(Code that draws figures)
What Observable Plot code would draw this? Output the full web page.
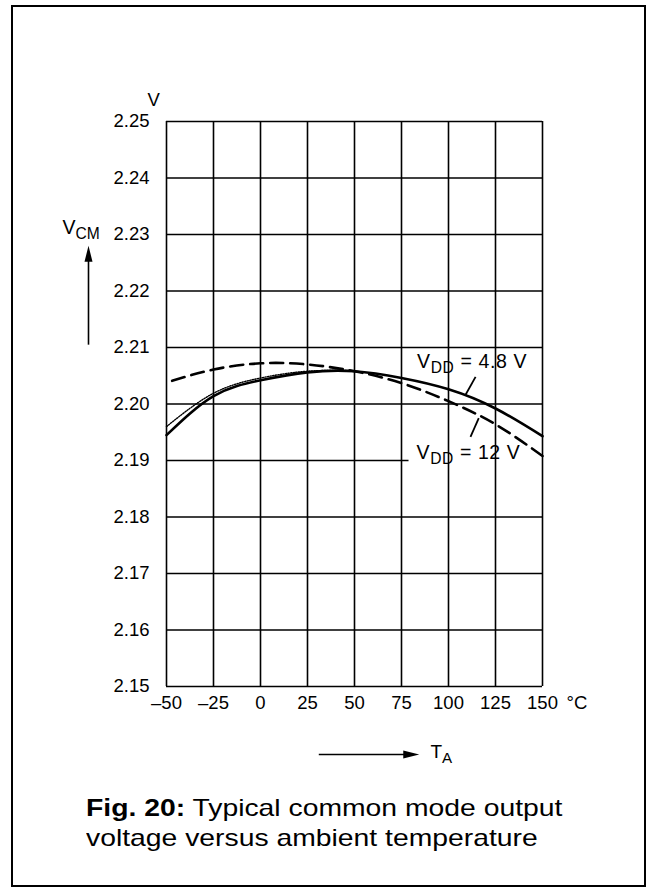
<!DOCTYPE html>
<html>
<head>
<meta charset="utf-8">
<script src="https://cdn.jsdelivr.net/npm/d3@7"></script>
<script src="https://cdn.jsdelivr.net/npm/@observablehq/plot@0.6"></script>
<style>
  html, body { margin: 0; padding: 0; background: #fff; }
  #page { position: relative; width: 657px; height: 892px; overflow: hidden; }
  #chart { position: absolute; left: 0; top: 0; }
  #border { position: absolute; left: 11px; top: 5px; width: 635px; height: 882px;
            border: 2px solid #000; box-sizing: border-box; z-index: 2; pointer-events: none; }
  #caption { position: absolute; left: 86px; top: 793px; white-space: nowrap;
             font-family: "Liberation Sans", Arial, sans-serif; font-size: 24px; line-height: 30px;
             color: #000; transform: scaleX(1.18); transform-origin: left top; }
  #caption b { font-weight: bold; }
</style>
</head>
<body>
<div id="page">
  <div id="chart"></div>
  <div id="border"></div>
  <div id="caption"><b>Fig. 20:</b> Typical common mode output<br>voltage versus ambient temperature</div>
</div>
<script>
// ---- data ----
const temps48 = [-50, -25, 0, 25, 50, 75, 100, 125, 150];
const vcm48   = [2.1945, 2.2014, 2.2042, 2.2056, 2.2058, 2.2046, 2.2026, 2.1992, 2.1943];

const temps12 = [-47, -25, 0, 25, 50, 75, 100, 125, 150];
const vcm12   = [2.2041, 2.2061, 2.2072, 2.2070, 2.2058, 2.2037, 2.2005, 2.1964, 2.1908];

const tempsDotted = [-50, -25, 0, 25, 50];
const vcmDotted   = [2.1960, 2.2019, 2.2046, 2.2058, 2.2059];

const xTicks = [-50, -25, 0, 25, 50, 75, 100, 125, 150];
const yTicks = [2.15, 2.16, 2.17, 2.18, 2.19, 2.20, 2.21, 2.22, 2.23, 2.24, 2.25];

const curveLabels = ["V{DD} = 4.8 V", "V{DD} = 12 V"];
const labelT = [83.3, 83.0];
const labelV = [2.2075, 2.1914];
const leaderT1 = [114.4, 116.1];
const leaderV1 = [2.2048, 2.1975];
const leaderT2 = [109.0, 111.7];
const leaderV2 = [2.2016, 2.1942];

// gap in the 2.19 grid line behind the "12 V" label
const maskT = [79, 150];
const maskV = [2.1896, 2.1904];

// axis arrows
const vcmArrowV = [2.2105, 2.2258];
const vcmHeadV = 2.2266;
const taArrowT = [31, 78];
const taHeadT = 80.2;
const taLabelT = 90.4;

// ---- build ----
const font = '"Liberation Sans", Arial, sans-serif';
const line = (T, V) => T.map((t, i) => ({t, v: V[i]}));

const arrowHead = {
  draw(ctx, size) {
    const r = Math.sqrt(size / Math.PI);
    ctx.moveTo(0, -1.6 * r);
    ctx.lineTo(0.8 * r, 1.6 * r);
    ctx.lineTo(-0.8 * r, 1.6 * r);
    ctx.closePath();
  }
};

const labels = curveLabels.map((s, i) => ({s, t: labelT[i], v: labelV[i]}));
const leaders = leaderT1.map((t, i) => ({t1: t, v1: leaderV1[i], t2: leaderT2[i], v2: leaderV2[i]}));

const chart = Plot.plot({
  width: 657,
  height: 780,
  marginLeft: 166,
  marginRight: 115,
  marginTop: 121,
  marginBottom: 94,
  style: {fontFamily: font, fontSize: "18.5px", color: "#000", background: "transparent"},
  x: {domain: [-50, 150], ticks: xTicks, tickSize: 0, tickPadding: 9,
      tickFormat: d => d < 0 ? "\u2013" + Math.abs(d) : String(d), label: null},
  y: {domain: [2.15, 2.25], ticks: yTicks, tickSize: 0, tickPadding: 17,
      tickFormat: d => d.toFixed(2), label: null},
  marks: [
    Plot.ruleY(yTicks, {stroke: "#000", strokeWidth: 1.6}),
    Plot.rect([{x1: maskT[0], x2: maskT[1], y1: maskV[0], y2: maskV[1]}],
      {x1: "x1", x2: "x2", y1: "y1", y2: "y2", fill: "#fff"}),
    Plot.ruleX(xTicks, {stroke: "#000", strokeWidth: 1.6}),
    Plot.line(line(tempsDotted, vcmDotted), {x: "t", y: "v", curve: "natural",
      stroke: "#000", strokeWidth: 1.4, strokeDasharray: "1.2 1.4"}),
    Plot.line(line(temps48, vcm48), {x: "t", y: "v", curve: "natural",
      stroke: "#000", strokeWidth: 2.6}),
    Plot.line(line(temps12, vcm12), {x: "t", y: "v", curve: "natural",
      stroke: "#000", strokeWidth: 2.6, strokeDasharray: "13 7"}),
    Plot.link(leaders, {x1: "t1", y1: "v1", x2: "t2", y2: "v2", stroke: "#000", strokeWidth: 1.8}),
    Plot.text(labels, {x: "t", y: "v", text: "s", textAnchor: "start", lineAnchor: "middle",
      fontSize: 19.5, fill: "#000"}),
    // unit labels
    Plot.text(["V"], {text: d => d, frameAnchor: "top-left", dx: -19, dy: -21,
      lineAnchor: "middle", fontSize: 18.5}),
    Plot.text(["\u00b0C"], {text: d => d, frameAnchor: "bottom-right", dx: 24, dy: 9,
      textAnchor: "start", lineAnchor: "top", fontSize: 18.5}),
    // V_CM axis title and arrow
    Plot.text(["V{CM}"], {text: d => d, y: () => 2.23, frameAnchor: "left", dx: -104, dy: -7,
      textAnchor: "start", lineAnchor: "middle", fontSize: 19.5}),
    Plot.link([{}], {x1: () => -50, x2: () => -50, y1: () => vcmArrowV[0], y2: () => vcmArrowV[1],
      dx: -78, stroke: "#000", strokeWidth: 1.6}),
    Plot.dot([{}], {x: () => -50, y: () => vcmHeadV, dx: -78, symbol: arrowHead, r: 5,
      fill: "#000", stroke: "none"}),
    // T_A axis title and arrow
    Plot.link([{}], {x1: () => taArrowT[0], x2: () => taArrowT[1], y1: () => 2.15, y2: () => 2.15,
      dy: 68, stroke: "#000", strokeWidth: 1.6}),
    Plot.dot([{}], {x: () => taHeadT, y: () => 2.15, dy: 68, symbol: arrowHead, r: 5, rotate: 90,
      fill: "#000", stroke: "none"}),
    Plot.text(["T{A}"], {text: d => d, x: () => taLabelT, y: () => 2.15, dy: 65,
      textAnchor: "start", lineAnchor: "middle", fontSize: 19})
  ]
});

// subscripts: "V{DD}" -> V with subscript DD
d3.select(chart).selectAll("text").each(function () {
  const s = this.textContent;
  if (!s.includes("{")) return;
  const sel = d3.select(this);
  const parts = s.split(/(\{[^}]*\})/).filter(p => p);
  sel.text(null);
  let shifted = false;
  for (const p of parts) {
    if (p.startsWith("{")) {
      sel.append("tspan").attr("dy", 5).attr("font-size", "0.8em").text(p.slice(1, -1));
      shifted = true;
    } else {
      const t = sel.append("tspan").text(p);
      if (shifted) { t.attr("dy", -5); shifted = false; }
    }
  }
  if (s.startsWith("V{DD}")) sel.style("letter-spacing", "0.6px");
});

document.getElementById("chart").appendChild(chart);
</script>
</body>
</html>
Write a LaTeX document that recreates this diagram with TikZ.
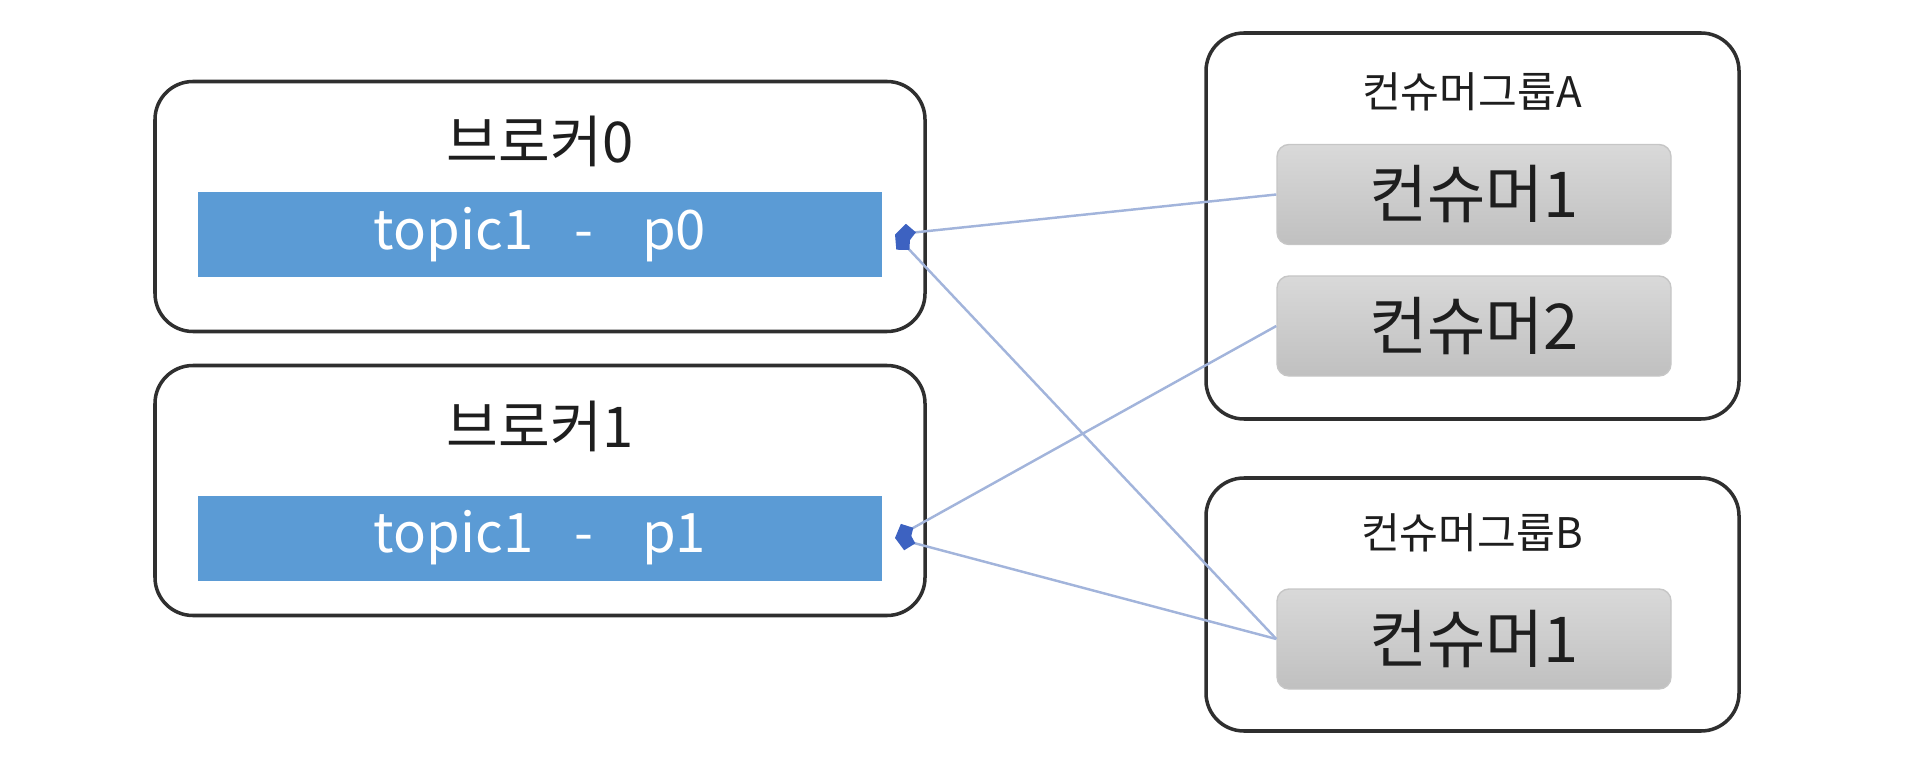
\documentclass[tikz,border=0pt]{standalone}
\usepackage{fontspec}
\setmainfont{Noto Sans CJK KR}
\usetikzlibrary{arrows.meta,positioning}
\definecolor{kfink}{HTML}{1E1E1E}
\definecolor{kfframe}{HTML}{2F2F2F}
\definecolor{kfbar}{HTML}{5B9BD5}
\definecolor{kfline}{HTML}{A2B4DB}
\definecolor{kftip}{HTML}{3D62C1}
\definecolor{kfgreytop}{HTML}{D9D9D9}
\definecolor{kfgreybot}{HTML}{C0C0C0}
\tikzset{
  broker/.style={rectangle,rounded corners=3.8mm,draw=kfframe,line width=1pt,minimum width=7.7cm,minimum height=2.5cm},
  group/.style={rectangle,rounded corners=3.8mm,draw=kfframe,line width=1pt,minimum width=5.33cm},
  partbar/.style={rectangle,fill=kfbar,minimum width=6.84cm,minimum height=.85cm,outer xsep=.13cm,text=white,font=\fontsize{15.5pt}{19pt}\selectfont},
  consumer/.style={rectangle,rounded corners=1.2mm,draw=kfgreybot!90,line width=.4pt,top color=kfgreytop,bottom color=kfgreybot,minimum width=3.94cm,minimum height=1cm,text=kfink,font=\fontsize{18pt}{21pt}\selectfont},
  brokerlabel/.style={text=kfink,font=\fontsize{16pt}{19pt}\selectfont},
  grouplabel/.style={text=kfink,font=\fontsize{12pt}{14pt}\selectfont},
  fetch/.style={-{Kite[length=2.1mm,width=1.9mm,inset=.9mm,color=kftip]},draw=kfline,line width=.7pt},
}
\begin{document}
\begin{tikzpicture}
  \useasboundingbox (0,0) rectangle (19.2,7.79);
  % brokers
  \node[broker] (b0) at (5.40,5.725) {};
  \node[broker] (b1) at (5.40,2.885) {};
  \node[brokerlabel] (b0lab) at (5.40,6.38) {브로커0};
  \node[brokerlabel] (b1lab) at (5.40,3.53) {브로커1};
  \node[partbar] (p0) at (5.40,5.445) {topic1\hspace{.75em}-\hspace{.9em}p0};
  \node[partbar] (p1) at (5.40,2.41) {topic1\hspace{.75em}-\hspace{.9em}p1};
  % consumer groups
  \node[group,minimum height=3.86cm] (ga) at (14.725,5.53) {};
  \node[group,minimum height=2.53cm] (gb) at (14.725,1.745) {};
  \node[grouplabel] (galab) at (14.72,6.87) {컨슈머그룹A};
  \node[grouplabel] (gblab) at (14.72,2.46) {컨슈머그룹B};
  \node[consumer] (ca1) at (14.74,5.845) {컨슈머1};
  \node[consumer] (ca2) at (14.74,4.53) {컨슈머2};
  \node[consumer] (cb1) at (14.74,1.40) {컨슈머1};
  % fetches
  \draw[fetch] (ca1.west) -- (p0.east);
  \draw[fetch] (ca2.west) -- (p1.east);
  \draw[fetch] (cb1.west) -- (p0.east);
  \draw[fetch] (cb1.west) -- (p1.east);
\end{tikzpicture}
\end{document}
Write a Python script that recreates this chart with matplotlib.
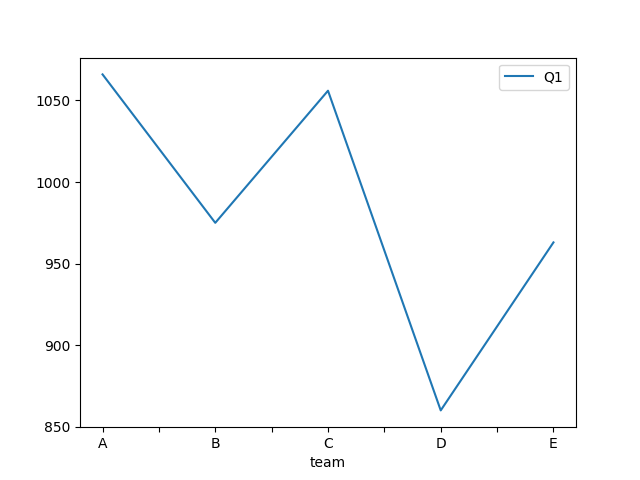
import pandas as pd
import matplotlib
matplotlib.use("Agg")
import matplotlib.pyplot as plt

teams = ['A', 'B', 'C', 'D', 'E']
q1 = [1066, 975, 1056, 860, 963]

df = pd.DataFrame({'team': teams, 'Q1': q1})

fig, ax = plt.subplots(figsize=(6.4, 4.8), dpi=100)
ax.plot(range(len(teams)), df['Q1'], label='Q1')
ax.set_xticks([i * 0.5 for i in range(2 * len(teams) - 1)])
ax.set_xticklabels([t if i % 2 == 0 else '' for i, t in
                    enumerate([x for tm in teams for x in (tm, '')][:-1])])
ax.set_xlabel('team')
ax.legend(loc='upper right')
fig.savefig('out.png')
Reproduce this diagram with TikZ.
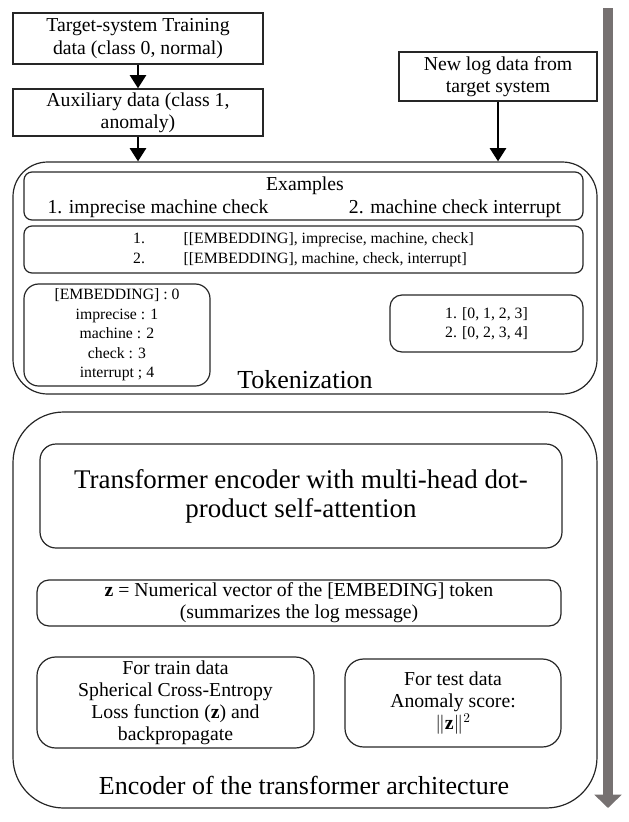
\documentclass[tikz,border=0pt]{standalone}
\usepackage{fontspec}
\setmainfont{Liberation Serif}
\usepackage{amsmath}
\usepackage{xcolor}
\usepackage{tikz}
\usetikzlibrary{shapes.geometric, arrows, arrows.meta, fit}
\definecolor{flowgray}{RGB}{118,113,113}
\newcommand{\fsnormal}{\fontsize{14.8}{16.6}\selectfont}
\newcommand{\fssmall}{\fontsize{11.8}{14.6}\selectfont}
\newcommand{\fslarge}{\fontsize{19.5}{21.8}\selectfont}
\newcommand{\fstitle}{\fontsize{20.2}{21.8}\selectfont}
\tikzstyle{arrow} = [line width=2.2pt,-{Triangle[width=12pt,length=10pt]}]
\tikzstyle{flow} = [line width=7.5pt,draw=flowgray,-{Triangle[width=20pt,length=10pt]}]
\tikzstyle{databox} = [draw=black!85,line width=1pt,inner sep=0pt]
\tikzstyle{stagebox} = [draw=black!85,line width=0.9pt,inner sep=0pt,rounded corners=26pt]
\tikzstyle{itembox} = [draw=black!85,line width=0.9pt,inner sep=0pt,rounded corners=6pt]
\tikzstyle{boxtext} = [inner sep=0pt,align=center,font=\fsnormal]

\begin{document}
\begin{tikzpicture}[x=0.75pt,y=-0.75pt]
	% Frame:
	% the reference is 629 x 822, so one unit is one of its pixels (y grows downwards)
	\useasboundingbox (0,0) rectangle (629,822);
	
	% Input data:
	\node [databox,fit={(13,13) (263,64)}] (train) {};
	\node [boxtext] (traintext) at (train) {Target-system Training\\data (class 0, normal)};
	\node [databox,fit={(13,89) (263,136)}] (aux) {};
	\node [boxtext] (auxtext) at (aux) {Auxiliary data (class 1,\\anomaly)};
	\node [databox,fit={(399,52) (597,101)}] (newlog) {};
	\node [boxtext] (newlogtext) at (newlog) {New log data from\\target system};
	
	% Tokenization stage:
	\node [stagebox,fit={(13,162) (597,394)}] (tok) {};
	\node [itembox,fit={(24,172) (583,220)}] (examples) {};
	\node [boxtext] (extitle) at (305,186) {Examples};
	\node [boxtext] (exone) at (158,209) {1. imprecise machine check};
	\node [boxtext] (extwo) at (455,209) {2. machine check interrupt};
	\node [itembox,fit={(24,226) (583,273)}] (seqs) {};
	\node [boxtext,font=\fssmall] (seqstext) at (seqs) {%
		\begin{tabular}{@{}l@{\hspace{29pt}}l@{}}
			1. & [[EMBEDDING], imprecise, machine, check]\\
			2. & [[EMBEDDING], machine, check, interrupt]
		\end{tabular}};
	\node [itembox,rounded corners=11pt,fit={(24,284) (210,386)}] (vocab) {};
	\node [boxtext,font=\fssmall] (vocabtext) at (vocab) {[EMBEDDING] : 0\\imprecise : 1\\machine : 2\\check : 3\\interrupt ; 4};
	\node [itembox,rounded corners=9pt,fit={(390,295) (583,352)}] (ids) {};
	\node [boxtext,font=\fssmall] (idstext) at (ids) {1. [0, 1, 2, 3]\\2. [0, 2, 3, 4]};
	\node [boxtext,font=\fslarge] (toklabel) at (305,380) {Tokenization};
	
	% Encoder stage:
	\node [stagebox,rounded corners=38pt,fit={(13,412) (597,808)}] (enc) {};
	\node [itembox,rounded corners=12pt,fit={(40,444) (562,548)}] (attn) {};
	\node [boxtext,font=\fstitle] (attntext) at (attn) {Transformer encoder with multi-head dot-\\product self-attention};
	\node [itembox,rounded corners=9pt,fit={(37,580) (561,626)}] (zvec) {};
	\node [boxtext] (zvectext) at (zvec) {\textbf{z} = Numerical vector of the [EMBEDING] token\\(summarizes the log message)};
	\node [itembox,rounded corners=14pt,fit={(37,657) (314,748)}] (trainloss) {};
	\node [boxtext] (trainlosstext) at (trainloss) {For train data\\Spherical Cross-Entropy\\Loss function (\textbf{z}) and\\backpropagate};
	\node [itembox,rounded corners=14pt,fit={(345,659) (561,747)}] (testscore) {};
	\node [boxtext] (testscoretext) at (testscore) {For test data\\Anomaly score:\\$\|\mathbf{z}\|^{2}$};
	\node [boxtext,font=\fslarge] (enclabel) at (304,785) {Encoder of the transformer architecture};
	
	% Arrows:
	\draw [arrow] (train) -- (aux);
	\draw [arrow] (aux.south) -- (aux.south |- tok.north);
	\draw [arrow] (newlog.south) -- (newlog.south |- tok.north);
	
	% Side bar:
	\coordinate (flowtop) at (608,8);
	\coordinate (flowend) at (608,808);
	\draw [flow] (flowtop) -- (flowend);
\end{tikzpicture}
\end{document}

#### EXERCISE GOAL:
Looking at the data above, show all lines where the word "this" occurs.

#### RESULT OF THE TASK:
What Observable Plot code would draw this? Output the full web page.
  const s = this.textContent;
  const sel = d3.select(this);
Write a LaTeX document that recreates this diagram with TikZ.
Write a Python script that recreates this chart with matplotlib.
Reproduce this diagram with TikZ.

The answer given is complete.